The second weekend of training has come and gone. It's up to me over the next few days to practice what I've learned, attend lots of yoga classes, and get a whole bunch of reading done by Friday evening. We've been asked to attend at least one class a day. Now... I'm not sure if this simply means that we should be practicing every day, or that we specifically need to attend classes every day. I'm thinking it's the latter, so I'm going to try to do that, but I'm also going to try to continue my home practice, at least a few days a week. This will be tough, both physically and temporally. We'll see what happens.

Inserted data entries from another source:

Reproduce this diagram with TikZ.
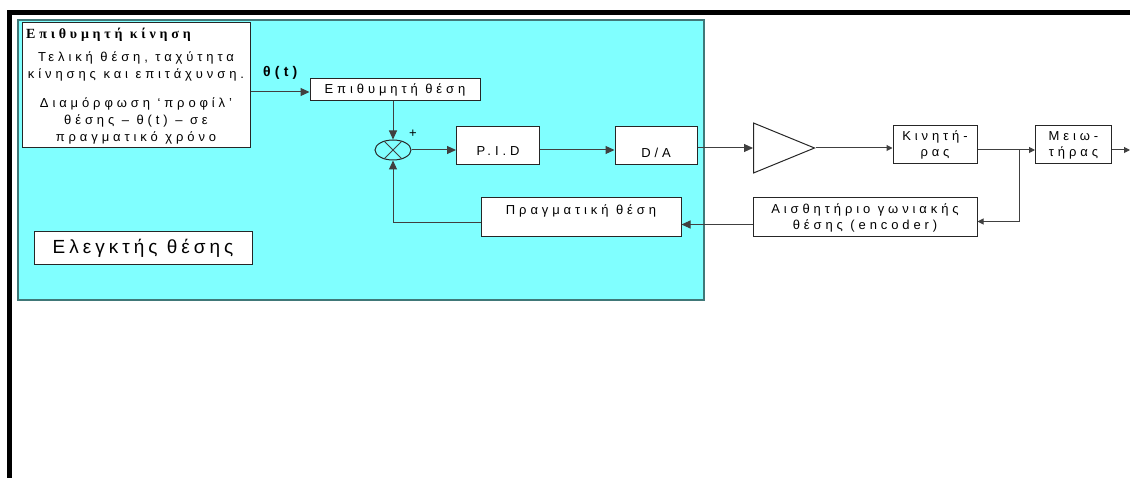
\documentclass[tikz,border=0pt]{standalone}
\usepackage{fontspec}
\setmainfont{Liberation Sans}
\newfontfamily\blkfont[LetterSpace=30]{Liberation Sans}
\newfontfamily\ctrlfont[LetterSpace=21]{Liberation Sans}
\newfontfamily\ttlfont[LetterSpace=27]{Liberation Serif}
\usetikzlibrary{arrows.meta,positioning,shapes.geometric,calc}
\definecolor{ctrlcyan}{RGB}{128,255,255}
\definecolor{ctrlrim}{RGB}{64,120,120}
\definecolor{wire}{RGB}{64,64,64}
\tikzset{
  blk/.style={rectangle, draw=black!85, fill=white, line width=1pt, inner sep=0pt,
              font=\blkfont\fontsize{13}{16}\selectfont, align=center},
  blklabel/.style={font=\blkfont\fontsize{13}{16}\selectfont, inner sep=0pt},
  sig/.style={-{Triangle[length=9pt,width=8pt]}, line width=1pt, wire},
  sigsmall/.style={-{Triangle[length=6pt,width=6pt]}, line width=1pt, wire},
  wireline/.style={line width=1pt, wire},
  sumjunc/.style={ellipse, draw=black!85, line width=1pt, minimum width=36pt,
                  minimum height=20pt, inner sep=0pt},
  ampl/.style={isosceles triangle, isosceles triangle stretches, draw=black!85,
               line width=1pt, minimum width=50pt, minimum height=61pt, inner sep=0pt},
  outframe/.style={line width=4.5pt, black},
  ctrlarea/.style={fill=ctrlcyan, draw=ctrlrim, line width=2pt},
}

\begin{document}
\begin{tikzpicture}[x=1pt, y=-1pt]
  \useasboundingbox (0,0) rectangle (1130,478);
  \draw[outframe] (1130,12.5) -- (9.5,12.5) -- (9.5,478);
  \draw[ctrlarea] (18,20) rectangle (704,300);

  % desired motion
  \node[blk, minimum width=228pt, minimum height=125pt] (motion) at (136,85) {};
  \node[anchor=base west, inner sep=0pt,
        font=\ttlfont\bfseries\fontsize{14}{16}\selectfont] (motiontitle) at (26,39) {Επιθυμητή κίνηση};
  \node[anchor=north, inner sep=0pt, align=center,
        font=\blkfont\fontsize{13}{17}\selectfont] (motiontext) at (136,52)
        {Τελική θέση, ταχύτητα\\κίνησης και επιτάχυνση.\\[12pt]Διαμόρφωση ‘προφίλ’\\θέσης – θ(t) – σε\\πραγματικό χρόνο};
  \node[anchor=base west, inner sep=0pt,
        font=\blkfont\bfseries\fontsize{14}{16}\selectfont] (thetalbl) at (263,77) {θ(t)};

  \node[blk, minimum width=170pt, minimum height=22pt] (desired) at (395,90) {Επιθυμητή θέση};
  \node[sumjunc] (sum) at (393,150) {};
  \draw[wireline] (sum.45) -- (sum.225) (sum.135) -- (sum.315);
  \node[blklabel] (plus) at (413,134) {+};
  \node[blk, minimum width=83pt, minimum height=38pt,
        label={[blklabel, yshift=-6pt]center:P.I.D}] (pid) at (498,145.5) {};
  \node[blk, minimum width=82pt, minimum height=38pt,
        label={[blklabel, yshift=-7pt]center:D/A}] (da) at (656,145.5) {};
  \node[ampl, anchor=lower side] (amp) at (753,148) {};
  \node[blk, minimum width=84pt, minimum height=38pt] (motor) at (935,145) {Κινητή-\\ρας};
  \node[blk, minimum width=76pt, minimum height=38pt] (gear) at (1073.5,145) {Μειω-\\τήρας};
  \node[blk, minimum width=224pt, minimum height=39pt] (enc) at (865,217.5)
        {Αισθητήριο γωνιακής\\θέσης (encoder)};
  \node[blk, minimum width=200pt, minimum height=39pt,
        label={[blklabel, yshift=7pt]center:Πραγματική θέση}] (actual) at (581,217.5) {};
  \node[blk, minimum width=218pt, minimum height=33pt,
        font=\ctrlfont\fontsize{19}{21}\selectfont] (ctrl) at (143,248.5) {Ελεγκτής θέσης};

  \coordinate (tap) at (1019,150);
  \coordinate (outend) at (1130,150);

  \draw[sig] ([yshift=-2pt]desired.west -| motion.east) -- ([yshift=-2pt]desired.west);
  \draw[sig] (desired.south -| sum.north) -- (sum.north);
  \draw[sig] (sum.east) -- (sum.east -| pid.west);
  \draw[sig] (pid.east |- sum.east) -- (da.west |- sum.east);
  \draw[sig] (da.east |- amp.lower side) -- (amp.lower side);
  \draw[sigsmall] (amp.apex) -- (amp.apex -| motor.west);
  \draw[wireline] (motor.east |- tap) -- (tap);
  \draw[sigsmall] (tap) -- (tap -| gear.west);
  \draw[sigsmall] (gear.east |- tap) -- (outend);
  \draw[sigsmall] (tap) |- ([yshift=-4pt]enc.east);
  \draw[sig] ([yshift=-7pt]enc.west) -- ([yshift=-7pt]actual.east);
  \draw[sig] ([yshift=-5pt]actual.west) -| (sum.south);
\end{tikzpicture}
\end{document}
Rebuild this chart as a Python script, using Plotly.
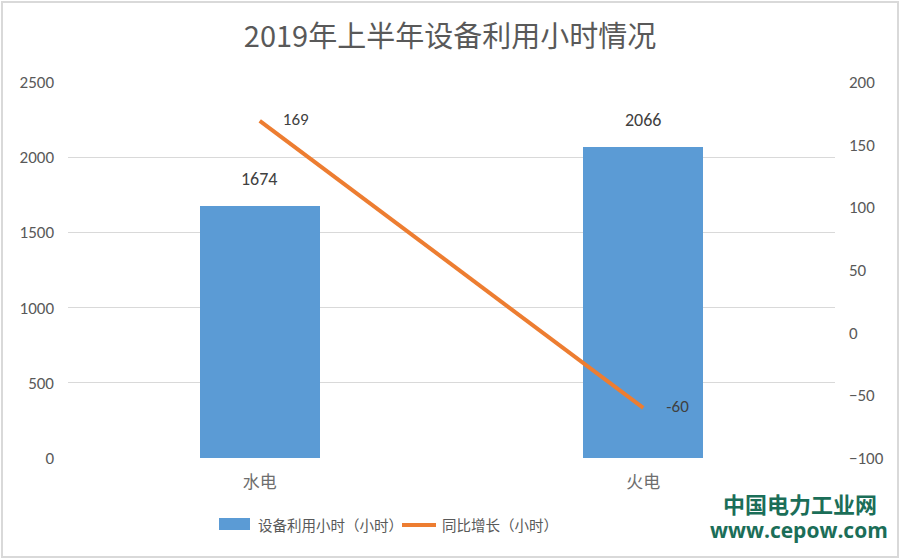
import plotly.graph_objects as go

categories = ["水电", "火电"]
hours = [1674, 2066]
yoy = [169, -60]
left_ticks = [0, 500, 1000, 1500, 2000, 2500]
right_ticks = [-100, -50, 0, 50, 100, 150, 200]
series_names = ["设备利用小时（小时）", "同比增长（小时）"]

FONT = "Carlito, Calibri, Lato, sans-serif"
CJK = "'Microsoft YaHei', 'Noto Sans CJK SC', sans-serif"
TICK = "#595959"
BLUE = "#5B9BD5"
ORANGE = "#ED7D31"

w, h = 900, 559
l, r, t, b = 68, 65, 82, 101
pw, ph = w - l - r, h - t - b

def px_x(p):
    return (p - l) / pw

def px_y(p):
    return (h - b - p) / ph

fig = go.Figure()
fig.add_trace(go.Bar(
    x=categories, y=hours, name=series_names[0],
    marker=dict(color=BLUE, line=dict(width=0)),
    width=0.3125, showlegend=False,
))
fig.add_trace(go.Scatter(
    x=categories, y=yoy, name=series_names[1], yaxis="y2",
    mode="lines+text", line=dict(color=ORANGE, width=4),
    text=["      " + str(v) for v in yoy], textposition="middle right",
    textfont=dict(size=17, color="#404040", family=FONT),
    cliponaxis=False, showlegend=False,
))

for c, v in zip(categories, hours):
    fig.add_annotation(x=c, y=v, text=str(v), showarrow=False, yanchor="bottom",
                       yshift=14, font=dict(size=18, color="#404040", family=FONT))

fig.update_layout(
    width=w, height=h,
    margin=dict(l=l, r=r, t=t, b=b, autoexpand=False),
    paper_bgcolor="white", plot_bgcolor="white",
    title=dict(text="2019年上半年设备利用小时情况", x=0.5, xanchor="center",
               y=1 - 37 / h, yanchor="middle",
               font=dict(size=29, color="#595959", family=CJK)),
    xaxis=dict(range=[-0.5, 1.5], showgrid=False, showline=False, ticks="", automargin=False,
               tickfont=dict(size=17, color="#6E6E6E", family=CJK), ticklabelstandoff=12),
    yaxis=dict(range=[0, 2500], tickvals=left_ticks, showgrid=True, automargin=False,
               gridcolor="#D9D9D9", gridwidth=1, zeroline=False,
               tickfont=dict(size=17, color=TICK, family=FONT), ticklabelstandoff=13),
    yaxis2=dict(range=[-100, 200], tickvals=right_ticks, overlaying="y", side="right",
                showgrid=False, zeroline=False, automargin=False,
                tickfont=dict(size=17, color=TICK, family=FONT), ticklabelstandoff=13),
    showlegend=False,
    bargap=0,
)

# legend drawn manually
fig.add_shape(type="rect", xref="paper", yref="paper",
              x0=px_x(219), x1=px_x(250), y0=px_y(530), y1=px_y(518),
              fillcolor=BLUE, line=dict(width=0))
fig.add_annotation(text=series_names[0], xref="paper", yref="paper",
                   x=px_x(256), y=px_y(524), xanchor="left", yanchor="middle", showarrow=False,
                   font=dict(size=14.5, color=TICK, family=CJK))
fig.add_shape(type="line", xref="paper", yref="paper",
              x0=px_x(402), x1=px_x(436), y0=px_y(525), y1=px_y(525),
              line=dict(color=ORANGE, width=4))
fig.add_annotation(text=series_names[1], xref="paper", yref="paper",
                   x=px_x(440), y=px_y(524), xanchor="left", yanchor="middle", showarrow=False,
                   font=dict(size=14.5, color=TICK, family=CJK))

fig.add_annotation(text="<b>中国电力工业网</b>", xref="paper", yref="paper",
                   x=px_x(800), y=px_y(503), xanchor="center", yanchor="middle", showarrow=False,
                   font=dict(size=22, color="#1B6E58", family=CJK))
fig.add_annotation(text="<b>www.cepow.com</b>", xref="paper", yref="paper",
                   x=px_x(799), y=px_y(530), xanchor="center", yanchor="middle", showarrow=False,
                   font=dict(size=21, color="#1B6E58", family="'Open Sans', sans-serif"))
fig.add_shape(type="rect", xref="paper", yref="paper",
              x0=px_x(2), x1=px_x(898), y0=px_y(557), y1=px_y(2),
              line=dict(color="#D9D9D9", width=2), fillcolor="rgba(0,0,0,0)", layer="below")

fig.write_html("out.html", config={"displayModeBar": False},
               post_script="document.body.style.margin='0';")
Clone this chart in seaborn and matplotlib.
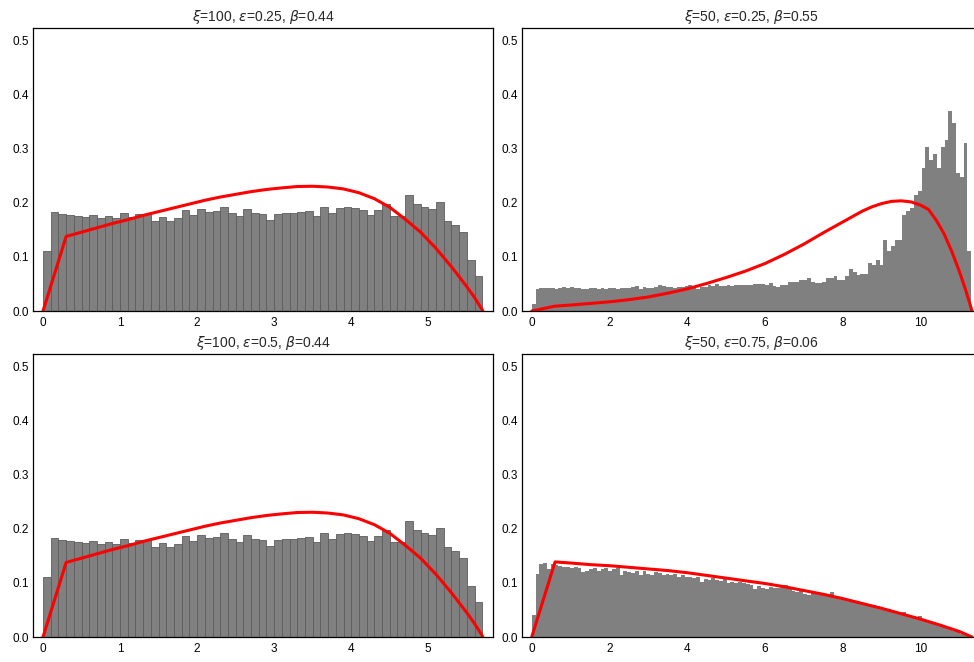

The new nutritional challenge this week is to cut all refined sugars from our diets. After abstaining from dairy for a week, avoiding sugar will be a piece of cake (though not literally, of course). Honestly, I can't think of too many foods I eat that contain refined sugars... the occasional oatmeal cookie, perhaps. I'm sure as I become more aware of what I eat and drink throughout the week, I'll find I consume more refined sugars than I thought. The gallon-a-day hydration challenge has been difficult. It's just hard to remember to drink that much water, but I do feel adequately hydrated for perhaps the first time in my life.
I've been doing the morning routine we've been assigned every day when I first wake up. The routine consists of a series of tai chi movements, neck, wrist, shoulder, and hip opening movements, some chi gung, 3 sun salutation As, alternate nostril breathing, and a ten breath meditation. It's actually been really nice to begin the day this way. The whole routine warms the body and awakens the breath. The alternate nostril breathing is particularly soothing, and I'm liking the tai chi more and more. It's very meditative and pleasantly heating.
As an exercise in awareness, we have been given black elastic bands to wear around our wrists, which we are to move to the other wrist whenever we find ourselves arguing with reality by voicing negativity (not to be confused with criticism, by the way). This exercise has made me much more aware of my thought patterns, and is revealing to me the piddling, insignificant events to which I relinquish my peace of mind on a daily basis.
Beyond all of this, we (the trainees) have been on the receiving end of some general pressure to shape up and be good examples in the way we live our lives. I'm realizing now how much I'm being asked to commit to this training. There have been moments of doubt, but overall, I'm excited and hungry for more.